A widower, he lives alone in a building of mostly elderly people in Naples, Italy. He actively avoids those who live around him, lingering at the lobby mailbox if someone else is waiting for the elevator and avoiding standing in lines at the market. “Christ, there’s nothing worse than a sociable person,” Cesare thinks. “What’s so great about meeting a new individual? We’re all the same anyway, more or less, a collection of shortcomings walking along the street and trying to avoid similar collections.”

He rightly refers to these avoidances as “my sociopathic urges.” Come to think of it, sociopath might be a better description of Cesare than curmudgeon.

He inhabits his dismal building as comfortably as he does his own mind, to which the reader is given free access. When a young couple moves in across the hall, it’s as if the modern world beyond his front stoop has crashed his very consciousness. Cesare thinks, “At their age they still haven’t worked out that yes, it’s important to reach your target, but there’s no record to beat. It’s better to reach the finishing line slowly, enjoy the landscape, maintain a measured pace and regular breathing for the whole journey, finishing the race as late as possible.”

On the surface, it seems as though Cesare’s concern is with the urgency with which they conduct their affairs and that roses might go un-smelled. But remember, everything happens to Cesare, and what truly worries him is the noise that is sure to invade his quiet hovel.

And noise does accompany the young couple, though it’s not that of cocktail parties, but of furniture breaking and a woman’s cries. His neighbor is being abused and even sociopathic Cesare can’t stand for that. Begrudgingly, he enlists the help of neighbors — the crazy cat lady next door and the shut-in a floor below. Together, this unlikely justice league takes on the task of rescue.

This is about all the concern Cesare can muster because, as he’s striving to help a stranger, his relationship with his two grown children continues to capsize. Righting it is seemingly beyond Cesare’s capacity because its sunken state is, conveniently, not his fault. He says of his late wife, Caterina, “Because of her pregnancy I was forced to abandon forever my rebellious impulse — it was my wife’s fault that I would lead a life I didn’t want. That was when I began to hate her.”

Ever the victim, he’s burdened his son and daughter with his regret, saying, “He became homosexual; she egocentric and neurotic.” That quote says a lot about Cesare, and his thoughts on homosexuality and women. He goes on to say aloud to his dead wife, “If you were here, we could swap roles now. Perhaps that way we could compensate a little bit for the damage done!” As if being gay and headstrong were damages to be repaired.

In the end, it is Cesare who is damaged. What’s more, he realizes it and names it before we ever can.

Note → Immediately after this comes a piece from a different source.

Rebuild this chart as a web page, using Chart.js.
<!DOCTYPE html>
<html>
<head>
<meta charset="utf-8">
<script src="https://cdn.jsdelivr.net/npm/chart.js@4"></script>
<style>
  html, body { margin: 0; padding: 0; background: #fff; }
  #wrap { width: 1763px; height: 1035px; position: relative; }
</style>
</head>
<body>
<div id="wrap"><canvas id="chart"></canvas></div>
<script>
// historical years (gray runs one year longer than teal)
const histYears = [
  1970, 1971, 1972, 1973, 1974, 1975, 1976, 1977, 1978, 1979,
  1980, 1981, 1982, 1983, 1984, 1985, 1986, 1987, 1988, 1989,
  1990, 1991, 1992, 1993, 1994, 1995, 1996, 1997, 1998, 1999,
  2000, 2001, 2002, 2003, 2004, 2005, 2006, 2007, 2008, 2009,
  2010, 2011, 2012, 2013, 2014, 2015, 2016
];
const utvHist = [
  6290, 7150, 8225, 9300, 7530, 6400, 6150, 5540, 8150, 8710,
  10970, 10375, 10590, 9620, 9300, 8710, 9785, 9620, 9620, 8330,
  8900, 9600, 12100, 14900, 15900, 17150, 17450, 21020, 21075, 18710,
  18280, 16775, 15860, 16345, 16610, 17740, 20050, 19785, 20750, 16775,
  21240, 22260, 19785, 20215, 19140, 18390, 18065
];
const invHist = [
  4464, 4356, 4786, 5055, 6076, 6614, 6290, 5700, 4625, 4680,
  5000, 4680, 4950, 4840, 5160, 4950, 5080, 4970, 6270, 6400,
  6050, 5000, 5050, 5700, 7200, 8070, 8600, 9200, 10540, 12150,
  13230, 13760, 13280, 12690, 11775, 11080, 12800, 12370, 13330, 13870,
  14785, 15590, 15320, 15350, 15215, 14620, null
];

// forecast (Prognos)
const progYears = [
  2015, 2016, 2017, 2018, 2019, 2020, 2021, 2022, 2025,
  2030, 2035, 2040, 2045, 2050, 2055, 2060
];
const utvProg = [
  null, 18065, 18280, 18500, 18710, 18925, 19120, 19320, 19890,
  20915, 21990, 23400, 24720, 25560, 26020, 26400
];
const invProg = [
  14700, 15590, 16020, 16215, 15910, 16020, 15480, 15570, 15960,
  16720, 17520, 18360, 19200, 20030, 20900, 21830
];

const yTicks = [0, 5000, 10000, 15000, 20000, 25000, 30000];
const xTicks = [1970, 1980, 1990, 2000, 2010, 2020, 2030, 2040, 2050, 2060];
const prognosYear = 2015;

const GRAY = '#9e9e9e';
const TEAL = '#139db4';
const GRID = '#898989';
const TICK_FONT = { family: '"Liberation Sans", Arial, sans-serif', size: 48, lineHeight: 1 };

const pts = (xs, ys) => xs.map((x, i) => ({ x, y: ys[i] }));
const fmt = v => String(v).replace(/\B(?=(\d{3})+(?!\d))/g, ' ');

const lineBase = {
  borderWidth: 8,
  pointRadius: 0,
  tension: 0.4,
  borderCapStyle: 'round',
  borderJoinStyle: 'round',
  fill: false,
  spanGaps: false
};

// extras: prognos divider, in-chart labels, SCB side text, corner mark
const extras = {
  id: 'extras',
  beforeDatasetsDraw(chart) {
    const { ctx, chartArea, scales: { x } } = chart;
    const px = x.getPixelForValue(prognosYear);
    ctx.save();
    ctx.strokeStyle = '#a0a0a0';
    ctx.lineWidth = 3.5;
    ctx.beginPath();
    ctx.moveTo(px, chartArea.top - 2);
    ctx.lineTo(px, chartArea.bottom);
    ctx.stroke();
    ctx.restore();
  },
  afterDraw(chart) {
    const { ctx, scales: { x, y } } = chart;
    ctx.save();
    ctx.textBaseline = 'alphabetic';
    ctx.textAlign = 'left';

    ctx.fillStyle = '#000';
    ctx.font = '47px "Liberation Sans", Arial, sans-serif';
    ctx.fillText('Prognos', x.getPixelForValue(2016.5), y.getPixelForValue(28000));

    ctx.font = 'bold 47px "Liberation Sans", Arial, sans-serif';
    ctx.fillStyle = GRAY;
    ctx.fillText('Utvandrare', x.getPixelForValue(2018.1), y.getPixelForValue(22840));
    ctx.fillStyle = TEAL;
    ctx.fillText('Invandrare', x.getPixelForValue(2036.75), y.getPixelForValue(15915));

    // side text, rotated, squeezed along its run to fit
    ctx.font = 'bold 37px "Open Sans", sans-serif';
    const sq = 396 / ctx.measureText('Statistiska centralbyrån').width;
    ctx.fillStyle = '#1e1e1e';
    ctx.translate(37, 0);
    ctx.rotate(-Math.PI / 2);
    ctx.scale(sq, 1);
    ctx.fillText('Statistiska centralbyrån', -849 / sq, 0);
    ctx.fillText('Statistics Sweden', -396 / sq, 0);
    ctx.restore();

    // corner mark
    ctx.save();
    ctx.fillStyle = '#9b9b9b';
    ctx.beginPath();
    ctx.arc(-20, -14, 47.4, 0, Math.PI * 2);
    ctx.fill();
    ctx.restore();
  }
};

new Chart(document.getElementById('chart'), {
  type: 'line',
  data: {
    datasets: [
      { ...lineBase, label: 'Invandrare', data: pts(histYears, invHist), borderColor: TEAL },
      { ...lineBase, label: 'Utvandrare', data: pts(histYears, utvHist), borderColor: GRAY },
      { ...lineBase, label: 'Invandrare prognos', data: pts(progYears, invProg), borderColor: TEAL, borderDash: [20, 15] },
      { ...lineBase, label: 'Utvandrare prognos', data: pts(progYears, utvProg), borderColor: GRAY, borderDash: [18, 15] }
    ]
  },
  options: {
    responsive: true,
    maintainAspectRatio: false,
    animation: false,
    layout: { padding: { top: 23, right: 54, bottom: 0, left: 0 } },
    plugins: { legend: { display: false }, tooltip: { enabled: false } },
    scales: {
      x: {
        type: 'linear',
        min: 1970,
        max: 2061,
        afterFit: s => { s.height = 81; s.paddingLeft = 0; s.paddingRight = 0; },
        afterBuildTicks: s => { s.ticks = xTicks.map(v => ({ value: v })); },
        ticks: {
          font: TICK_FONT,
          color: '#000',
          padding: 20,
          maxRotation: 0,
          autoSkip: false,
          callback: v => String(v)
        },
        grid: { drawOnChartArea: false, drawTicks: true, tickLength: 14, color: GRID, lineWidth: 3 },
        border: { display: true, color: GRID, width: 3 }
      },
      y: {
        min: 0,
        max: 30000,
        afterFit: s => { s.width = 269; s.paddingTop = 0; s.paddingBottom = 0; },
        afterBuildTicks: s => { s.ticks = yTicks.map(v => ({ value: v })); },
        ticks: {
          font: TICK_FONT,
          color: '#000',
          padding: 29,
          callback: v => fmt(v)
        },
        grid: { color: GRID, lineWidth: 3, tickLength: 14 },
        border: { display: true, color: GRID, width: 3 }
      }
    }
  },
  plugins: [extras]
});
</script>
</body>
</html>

He is not completely alone in that apartment — he lives with ghosts and regrets as he laments, “I’m not capable of giving love to those who have a right to it.”

When tragedy strikes, it strikes hard, and Marone’s writing shines brightest as he pulls the reader into the scene, into the very room where life is slipping away and Cesare alone fights to save it. But still, there’s the old Cesare and his thoughts on it all — “Life is giving me a second chance” — as he makes it about himself.